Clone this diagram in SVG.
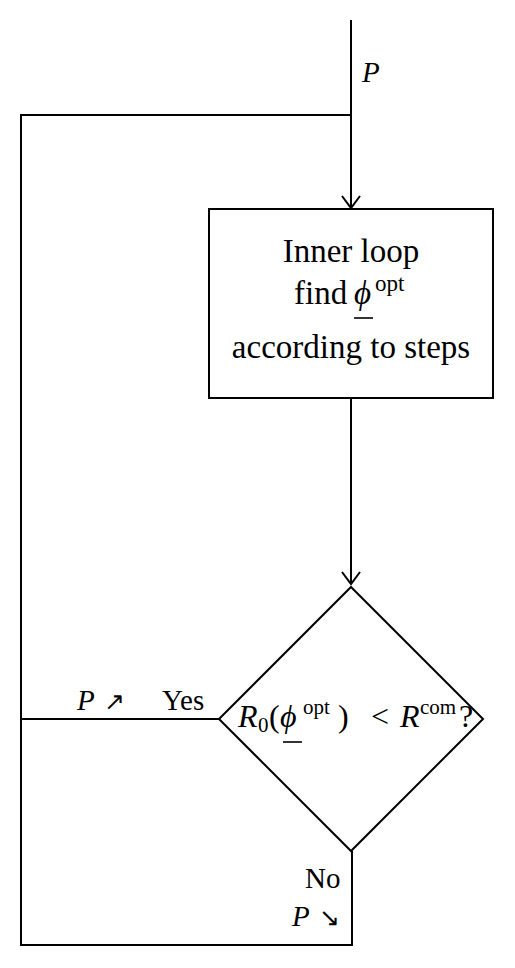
<svg xmlns="http://www.w3.org/2000/svg" width="515" height="968" viewBox="0 0 515 968">
<style>
.ln{fill:none;stroke:#000;stroke-width:2}
.t{font-family:"Liberation Serif",serif;font-size:29px;fill:#000}
.b{font-size:33px}
.d{font-size:32px}
.i{font-style:italic}
.sup{font-size:23px}
.sd{font-size:21px}
.ul{stroke:#000;stroke-width:1.6}
</style>
<defs>
<marker id="ah" viewBox="0 0 20 20" refX="18" refY="10" markerWidth="20" markerHeight="20" markerUnits="userSpaceOnUse" orient="auto">
<path d="M6,1 L18,10 L6,19" fill="none" stroke="#000" stroke-width="2"/>
</marker>
</defs>
<rect width="515" height="968" fill="#fff"/>
<g id="connectors">
<path class="ln" d="M351,20 V208" marker-end="url(#ah)"/>
<path class="ln" d="M351,115 H21 V945 H352 V851"/>
<path class="ln" d="M351,398 V584" marker-end="url(#ah)"/>
<path class="ln" d="M21,719 H219"/>
<text class="t i" x="362" y="82">P</text>
<text class="t" x="77" y="710"><tspan class="i">P</tspan><tspan x="104" font-size="25">↗</tspan></text>
<text class="t" x="162" y="710">Yes</text>
<text class="t" x="305" y="888">No</text>
<text class="t" x="292" y="926"><tspan class="i">P</tspan><tspan x="319" font-size="25">↘</tspan></text>
</g>
<g id="inner-loop">
<rect class="ln" x="209" y="209" width="284" height="189"/>
<text class="t b" x="351" y="262" text-anchor="middle">Inner loop</text>
<text class="t b" x="294" y="304">find<tspan class="i" x="354">ϕ</tspan><tspan class="sup" x="375" dy="-13">opt</tspan></text>
<line class="ul" x1="354" y1="318" x2="373" y2="318"/>
<text class="t b" x="351" y="358" text-anchor="middle">according to steps</text>
</g>
<g id="decision">
<polygon class="ln" points="351,587 483,719 351,851 219,719"/>
<text class="t d" x="238" y="727"><tspan class="i">R</tspan><tspan class="sd" x="258" dy="5">0</tspan><tspan x="269" dy="-5">(</tspan><tspan class="i" x="280">ϕ</tspan><tspan class="sd" x="303" dy="-13">opt</tspan><tspan x="338" dy="13">)</tspan><tspan x="371">&lt;</tspan><tspan class="i" x="400">R</tspan><tspan class="sd" x="420" dy="-13">com</tspan><tspan x="459" dy="13">?</tspan></text>
<line class="ul" x1="283" y1="742" x2="302" y2="742"/>
</g>
</svg>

**WHAT NEEDS TO BE DONE:**
Copy out each line word for word, please, skipping the images.

**FINISHED TASK:**
Clone this diagram in SVG.
<svg xmlns="http://www.w3.org/2000/svg" width="515" height="968" viewBox="0 0 515 968">
<style>
.ln{fill:none;stroke:#000;stroke-width:2}
.t{font-family:"Liberation Serif",serif;font-size:29px;fill:#000}
.b{font-size:33px}
.d{font-size:32px}
.i{font-style:italic}
.sup{font-size:23px}
.sd{font-size:21px}
.ul{stroke:#000;stroke-width:1.6}
</style>
<defs>
<marker id="ah" viewBox="0 0 20 20" refX="18" refY="10" markerWidth="20" markerHeight="20" markerUnits="userSpaceOnUse" orient="auto">
<path d="M6,1 L18,10 L6,19" fill="none" stroke="#000" stroke-width="2"/>
</marker>
</defs>
<rect width="515" height="968" fill="#fff"/>
<g id="connectors">
<path class="ln" d="M351,20 V208" marker-end="url(#ah)"/>
<path class="ln" d="M351,115 H21 V945 H352 V851"/>
<path class="ln" d="M351,398 V584" marker-end="url(#ah)"/>
<path class="ln" d="M21,719 H219"/>
<text class="t i" x="362" y="82">P</text>
<text class="t" x="77" y="710"><tspan class="i">P</tspan><tspan x="104" font-size="25">↗</tspan></text>
<text class="t" x="162" y="710">Yes</text>
<text class="t" x="305" y="888">No</text>
<text class="t" x="292" y="926"><tspan class="i">P</tspan><tspan x="319" font-size="25">↘</tspan></text>
</g>
<g id="inner-loop">
<rect class="ln" x="209" y="209" width="284" height="189"/>
<text class="t b" x="351" y="262" text-anchor="middle">Inner loop</text>
<text class="t b" x="294" y="304">find<tspan class="i" x="354">ϕ</tspan><tspan class="sup" x="375" dy="-13">opt</tspan></text>
<line class="ul" x1="354" y1="318" x2="373" y2="318"/>
<text class="t b" x="351" y="358" text-anchor="middle">according to steps</text>
</g>
<g id="decision">
<polygon class="ln" points="351,587 483,719 351,851 219,719"/>
<text class="t d" x="238" y="727"><tspan class="i">R</tspan><tspan class="sd" x="258" dy="5">0</tspan><tspan x="269" dy="-5">(</tspan><tspan class="i" x="280">ϕ</tspan><tspan class="sd" x="303" dy="-13">opt</tspan><tspan x="338" dy="13">)</tspan><tspan x="371">&lt;</tspan><tspan class="i" x="400">R</tspan><tspan class="sd" x="420" dy="-13">com</tspan><tspan x="459" dy="13">?</tspan></text>
<line class="ul" x1="283" y1="742" x2="302" y2="742"/>
</g>
</svg>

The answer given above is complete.